The masked faces pertain to a threatened breakdown between image and creator, wherein the posturing becomes the portrait itself. Where the distinction between the subject and object—between the self and the other—is at stake, the expected human reaction is that of horror. And yet, in her space, this has become a celebration of ingenuity and beauty. Seen as such, this collection becomes a translation of the tradition of superfluity as fluidity in form, fusing man and design to thoroughly collapse identity. Quisumbing’s paintings perform as thoughtful documentation and critique of a contemporary condition of exasperating homogeneity peddled by the fashion superstructure, which she herself is a purveyor. Hence the tentativeness of the question.

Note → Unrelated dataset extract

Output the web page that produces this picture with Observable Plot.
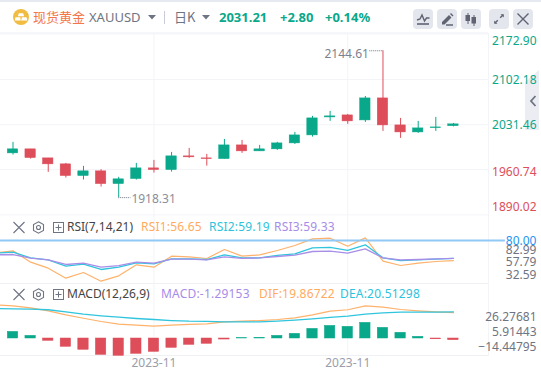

Who are you wearing?” comes out as if told in apology, or pure curiousity, or invitation to reflection, or rebuke, or damnation. The wide spectrum covered by the query covers the equally wide spectrum of disturbances associated with question, whether pertaining to the objectification of women’s bodies, commodification of individuality, or the myth of freedom of choice. Who Are You Wearing? invites the audience to look beyond the brand/façade and mull on the decay of order, system, borders, rules and positions, all of which she conjures as composites of compositions—prettified struggles wherein the opulence of the minutae overwhelm, balanced and/or internalized by individuals who carry the weight with dignified solemnity.

The question assumes the worst. The fusion is complete. As familiarity is wont to do with the beloved, Quisumbing teases the abject out of the beautiful, dissolving subject and object to bare her hollow hallowed.